“The frog is quite powerful in our thinking. It’s one of the creatures that can go in two worlds, in the water and in the upper world, our world. . . The frog is one of my family crests, but I don’t know the family story, how that came to be one of our crests.”
James Hart, Haida Master Carver
On Sundays, the corridors of Simon Fraser University are quiet, as if at rest before the commotion of student activity that accompanies the coming of Monday mornings. Within this momentary pause, I take the opportunity to visit the Frog Constellation that is situated in Saywell Hall, by the SFU First Nations Student Centre.

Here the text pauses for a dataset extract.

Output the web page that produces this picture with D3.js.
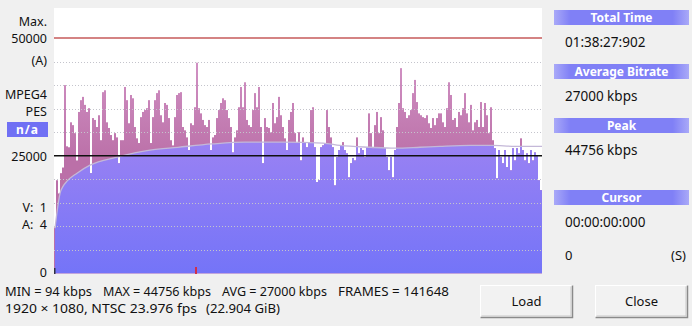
<!DOCTYPE html>
<html>
<head>
<meta charset="utf-8">
<script src="https://cdn.jsdelivr.net/npm/d3@7"></script>
<style>
    body { margin: 0; background: #f0f0f0; }
    #chart { width: 692px; height: 326px; }
    text { font-family: "Noto Sans", "DejaVu Sans", sans-serif; }
</style>
</head>
<body>
<div id="chart"></div>
<script>

// bitrate per slice (kbps) left to right
let bitrate = [
    9800, 19800, 17000, 21300, 22500, 40000, 27000, 26800, 32100, 31500,
    29800, 24000, 34300, 36800, 37500, 35800, 34300, 35100, 21300, 33000,
    32600, 31100, 33600, 28300, 38500, 38900, 32100, 30900, 29400, 28300,
    29800, 28900, 23400, 28300, 28300, 39600, 36800, 31900, 37900, 37200,
    31100, 28700, 27700, 33200, 34300, 34700, 35100, 36800, 27700, 33200,
    36800, 38300, 38900, 33600, 32100, 36200, 35800, 33000, 28300, 27200,
    33200, 37900, 38300, 38500, 31100, 30400, 28900, 26200, 31900, 31500,
    35300, 44756, 35100, 34000, 32600, 31500, 31100, 32600, 26200, 28900,
    29400, 33000, 34700, 36200, 37200, 36800, 34700, 33000, 31100, 25700,
    28900, 30400, 35300, 39600, 35300, 40600, 32600, 31500, 31100, 34700,
    38300, 35300, 39600, 31100, 23400, 33000, 31100, 30900, 30000, 36200,
    31900, 33200, 37500, 33600, 31100, 28700, 26200, 32600, 34300, 36200,
    29800, 27700, 30000, 24000, 28900, 27900, 26800, 27700, 34700, 35300,
    26800, 19400, 19800, 26800, 27200, 27700, 34700, 31100, 28900, 26800,
    18700, 24700, 26200, 27200, 27900, 26200, 25500, 20400, 23400, 24500,
    24000, 28900, 25500, 26600, 26200, 24700, 26800, 34000, 29800, 26600,
    31500, 34300, 29800, 33200, 30400, 26600, 24700, 21900, 24700, 20400,
    26200, 31100, 36200, 43600, 35100, 34300, 33000, 33600, 34700, 38300,
    41100, 36400, 34000, 33600, 33200, 33000, 33600, 31900, 30900, 33000,
    31500, 33000, 34000, 34000, 32100, 31100, 35100, 40600, 37900, 32600,
    33000, 31100, 34300, 33600, 35100, 38300, 34000, 32100, 35800, 30400,
    32100, 32600, 31100, 36400, 31100, 36200, 33600, 29800, 35300, 28300,
    26600, 20200, 26200, 24700, 23400, 26200, 22600, 25100, 21900, 26600,
    24000, 26600, 25500, 28700, 26200, 24000, 25500, 23400, 26200, 24000,
    25700, 25100, 19800, 17700
];

// running average, sampled at slice positions
let avgPos = [0.5, 1.5, 3, 4.5, 6.5, 11.5, 18, 31.5, 48, 62, 79, 95.5, 114.5, 134.5, 143, 158, 170.5, 183, 193, 208, 219, 230.5, 244];
let avgRate = [9600, 13000, 17000, 18500, 19600, 21300, 23000, 24700, 26200, 26800, 27500, 27900, 27900, 27700, 27200, 26800, 26600, 26800, 27000, 27200, 27200, 27000, 27000];

let gridTicks = [5000, 10000, 15000, 20000, 30000, 35000, 40000, 45000];
let avgLevel = 25000;
let maxLevel = 50000;
let cursorPos = 71;

let leftLabels = ["Max.", "50000", "(A)", "MPEG4", "PES", "25000", "V:\u00a0\u00a01", "A:\u00a0\u00a04", "0"];
let statLine1 = ["MIN = 94 kbps", "MAX = 44756 kbps", "AVG = 27000 kbps", "FRAMES = 141648"];
let statLine2 = ["1920 \u00d7 1080, NTSC 23.976 fps", "(22.904 GiB)"];

let panelTitles = ["Total Time", "Average Bitrate", "Peak", "Cursor"];
let panelValues = ["01:38:27:902", "27000 kbps", "44756 kbps", "00:00:00:000"];
let buttonLabels = ["Load", "Close"];

// layout
let margin = {left: 54, right: 542, top: 8, bottom: 274};
let leftLabelY = [26, 43, 65, 99, 116, 161, 212, 229, 277];
let stat1Layout = [[5, 87], [103, 108], [222, 105], [338, 111]];
let stat2Layout = [[5, 192], [206, 74]];
let panelY = [10, 64, 118, 190];
let buttonX = [480, 595];

let svg = d3.select("#chart").append("svg")
    .attr("width", 692)
    .attr("height", 326);

let defs = svg.append("defs");

// purple fill gradient
let purple = defs.append("linearGradient")
    .attr("id", "purpleFill")
    .attr("gradientUnits", "userSpaceOnUse")
    .attr("x1", 0).attr("x2", 0)
    .attr("y1", 120).attr("y2", 274);
purple.append("stop").attr("offset", 0).attr("stop-color", "#a084f2");
purple.append("stop").attr("offset", 1).attr("stop-color", "#7474f8");

let pink = defs.append("linearGradient")
    .attr("id", "pinkFill")
    .attr("gradientUnits", "userSpaceOnUse")
    .attr("x1", 0).attr("x2", 0)
    .attr("y1", 60).attr("y2", 160);
pink.append("stop").attr("offset", 0).attr("stop-color", "#d192c4");
pink.append("stop").attr("offset", 1).attr("stop-color", "#bb70a8");

let header = defs.append("linearGradient")
    .attr("id", "headerFill")
    .attr("x1", 0).attr("x2", 1).attr("y1", 0).attr("y2", 0);
header.append("stop").attr("offset", 0).attr("stop-color", "#a9a9f8");
header.append("stop").attr("offset", 0.12).attr("stop-color", "#8080f6");
header.append("stop").attr("offset", 0.88).attr("stop-color", "#8080f6");
header.append("stop").attr("offset", 1).attr("stop-color", "#a9a9f8");

// scales
let x = d3.scaleLinear()
    .domain([0, bitrate.length])
    .range([margin.left, margin.right]);

let y = d3.scaleLinear()
    .domain([0, maxLevel])
    .range([273.5, 38]);

// plot background
svg.append("rect")
    .attr("x", margin.left)
    .attr("y", margin.top)
    .attr("width", margin.right - margin.left)
    .attr("height", margin.bottom - margin.top)
    .attr("fill", "#ffffff");

// bars (pink part shows where bitrate is above the running average)
let barWidth = x(1) - x(0);

svg.append("g").selectAll("rect")
    .data(bitrate)
    .enter().append("rect")
    .attr("x", (d, i) => x(i))
    .attr("y", d => y(d))
    .attr("width", barWidth)
    .attr("height", d => y(0) - y(d))
    .attr("fill", "url(#pinkFill)");

let clip = defs.append("clipPath").attr("id", "barClip");
clip.selectAll("rect")
    .data(bitrate)
    .enter().append("rect")
    .attr("x", (d, i) => x(i))
    .attr("y", d => y(d))
    .attr("width", barWidth)
    .attr("height", d => y(0) - y(d));

let avgData = avgPos.map((p, i) => ({pos: p, rate: avgRate[i]}));

let area = d3.area()
    .x(d => x(d.pos))
    .y0(y(0))
    .y1(d => y(d.rate))
    .curve(d3.curveMonotoneX);

svg.append("path")
    .datum(avgData)
    .attr("d", area)
    .attr("fill", "url(#purpleFill)")
    .attr("clip-path", "url(#barClip)");

let line = d3.line()
    .x(d => x(d.pos))
    .y(d => y(d.rate))
    .curve(d3.curveMonotoneX);

svg.append("path")
    .datum(avgData)
    .attr("d", line)
    .attr("fill", "none")
    .attr("stroke", "#c4b8d8")
    .attr("stroke-width", 1.3);

// dotted grid
svg.append("g").selectAll("line")
    .data(gridTicks)
    .enter().append("line")
    .attr("x1", margin.left)
    .attr("x2", margin.right)
    .attr("y1", d => Math.round(y(d)) + 0.5)
    .attr("y2", d => Math.round(y(d)) + 0.5)
    .attr("stroke", "#c4c4cc")
    .attr("stroke-dasharray", "1,2");

svg.append("line")
    .attr("x1", margin.left).attr("x2", margin.right)
    .attr("y1", y(avgLevel)).attr("y2", y(avgLevel))
    .attr("stroke", "#101010")
    .attr("stroke-width", 1.6);

svg.append("line")
    .attr("x1", margin.left).attr("x2", margin.right)
    .attr("y1", y(maxLevel)).attr("y2", y(maxLevel))
    .attr("stroke", "#c65a5a")
    .attr("stroke-width", 1.6);

// cursor marker
svg.append("rect")
    .attr("x", x(cursorPos) - 1)
    .attr("y", 267)
    .attr("width", 2)
    .attr("height", 7)
    .attr("fill", "#d0304a");

svg.append("rect")
    .attr("x", margin.left)
    .attr("y", 268)
    .attr("width", 1.5)
    .attr("height", 6)
    .attr("fill", "#303040");

// left labels
svg.append("g").selectAll("text")
    .data(leftLabels)
    .enter().append("text")
    .attr("x", 47)
    .attr("y", (d, i) => leftLabelY[i])
    .attr("text-anchor", "end")
    .attr("font-size", "12.5px")
    .attr("fill", "#111")
    .text(d => d);

svg.append("rect")
    .attr("x", 7).attr("y", 122)
    .attr("width", 41).attr("height", 15)
    .attr("fill", "#7070f4");

svg.append("text")
    .attr("x", 27.5).attr("y", 134)
    .attr("text-anchor", "middle")
    .attr("font-size", "12px")
    .attr("font-weight", "bold")
    .attr("letter-spacing", "1px")
    .attr("fill", "#ffffff")
    .text("n/a");

// stats below plot
function statRow(texts, layout, baseline) {
    svg.append("g").selectAll("text")
        .data(texts)
        .enter().append("text")
        .attr("x", (d, i) => layout[i][0])
        .attr("y", baseline)
        .attr("textLength", (d, i) => layout[i][1])
        .attr("lengthAdjust", "spacingAndGlyphs")
        .attr("font-size", "12.5px")
        .attr("fill", "#111")
        .text(d => d);
}
statRow(statLine1, stat1Layout, 296);
statRow(statLine2, stat2Layout, 313);

// right panel
let panel = svg.append("g").selectAll("g")
    .data(panelTitles)
    .enter().append("g");

panel.append("rect")
    .attr("x", 554)
    .attr("y", (d, i) => panelY[i])
    .attr("width", 135)
    .attr("height", 15)
    .attr("fill", "url(#headerFill)");

panel.append("text")
    .attr("x", 621.5)
    .attr("y", (d, i) => panelY[i] + 12)
    .attr("text-anchor", "middle")
    .attr("font-size", "12px")
    .attr("font-weight", "bold")
    .attr("fill", "#ffffff")
    .text(d => d);

panel.append("text")
    .attr("x", 565)
    .attr("y", (d, i) => panelY[i] + 37)
    .attr("font-size", "13.5px")
    .attr("fill", "#111")
    .text((d, i) => panelValues[i]);

svg.append("text")
    .attr("x", 565).attr("y", 260)
    .attr("font-size", "13px")
    .attr("fill", "#111")
    .text("0");

svg.append("text")
    .attr("x", 686).attr("y", 260)
    .attr("text-anchor", "end")
    .attr("font-size", "13px")
    .attr("fill", "#111")
    .text("(S)");

// buttons
let btn = svg.append("g").selectAll("g")
    .data(buttonLabels)
    .enter().append("g")
    .attr("transform", (d, i) => `translate(${buttonX[i]}, 285)`);

btn.append("rect")
    .attr("x", 0.5).attr("y", 0.5)
    .attr("width", 92).attr("height", 32)
    .attr("fill", "#f2f2f2")
    .attr("stroke", "#ffffff");

btn.append("path")
    .attr("d", "M0.5,32.5 H92.5 V0.5")
    .attr("fill", "none")
    .attr("stroke", "#8a8a8a")
    .attr("stroke-width", 1.5);

btn.append("path")
    .attr("d", "M1.5,31 H91 V1.5")
    .attr("fill", "none")
    .attr("stroke", "#c8c8c8");

btn.append("text")
    .attr("x", 46.5).attr("y", 21)
    .attr("text-anchor", "middle")
    .attr("font-size", "13px")
    .attr("fill", "#111")
    .text(d => d);

</script>
</body>
</html>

I have been there many times over the years since its installation and have come to sense a silent companionship with the sculpture. The Frog Constellation tells a love story that begins when a young man cannot find his love, only to learn that the frog king has whisked her away to his domain. A wise old man gives him the knowledge of where to dig in the earth. Millions of frogs come from the young man’s excavation, the last one being the frog king that carries his love back to him.
Within the themes of loss and recovery, it is the search that resonates within me. It is the wisdom of age combined with the strength of youth that brings about resolution.
James Hart is a master carver who apprenticed with the late Bill Reid. He bears the Haida name, “7idansuu” [ee-dan-soo], as hereditary chief of the Statas Eagle Clan.